Contribution long abstract:
As a scholar with expertise in critical heritage studies working at a heritage institution tasked with implementing the 2003 UNESCO Convention on Intangible Cultural Heritage (ICH), the question of unwriting or effecting change is never far from my mind. My workplace, the Dutch Centre for Intangible Heritage (KIEN), is tasked with inventorying and safeguarding ICH in the Netherlands. Following UNESCO's listing practices, it does so through transforming living heritage into texts and images that are uploaded on a website. Last year, myself and other scholars working at KIEN began to examine the procedures, heritage practices and (unconscious) assumptions that underline them, from the perspective of critical heritage studies. This inspired a process of critical reflection in which we are currently rethinking and redeveloping KIEN's heritage policies, including KIEN's heritage-writing practices.

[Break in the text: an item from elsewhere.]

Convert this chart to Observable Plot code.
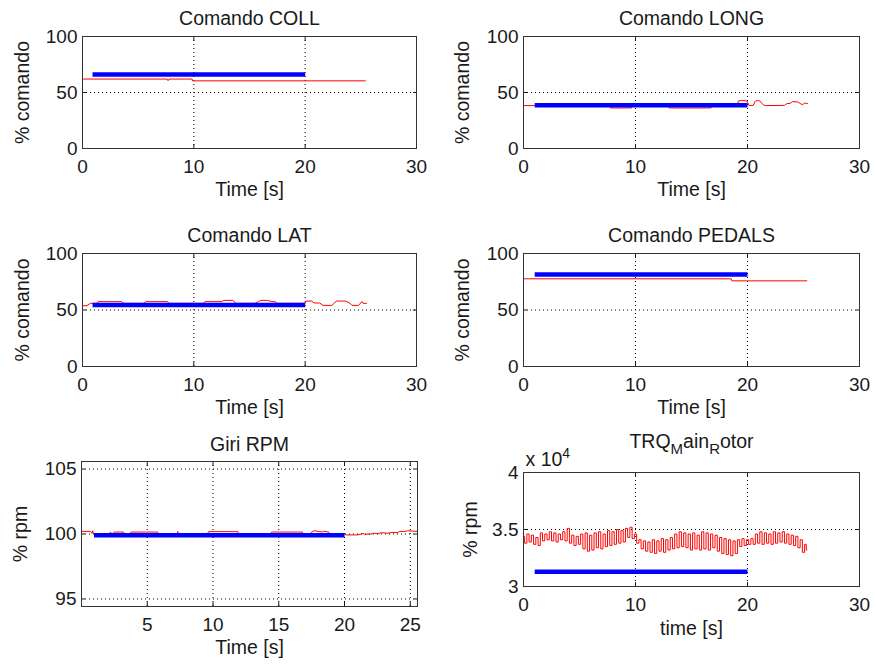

Valuable as this critical self-reflection proved to be, it also made visible the tension that exists between critical heritage studies on the one hand, and KIEN as a heritage implementing institution on the other. It raises the question of how we can ever overcome the tension between thinking (which is about analyzing, questioning and deconstructing relations of power) and doing (which by nature is a relation of power). It is precisely this tension that this paper takes as its subject. Through a case study on our critical reflection on KIEN's heritage writing practices, I want to share some of the questions and limitations that arise when trying to translate critical heritage studies into practice.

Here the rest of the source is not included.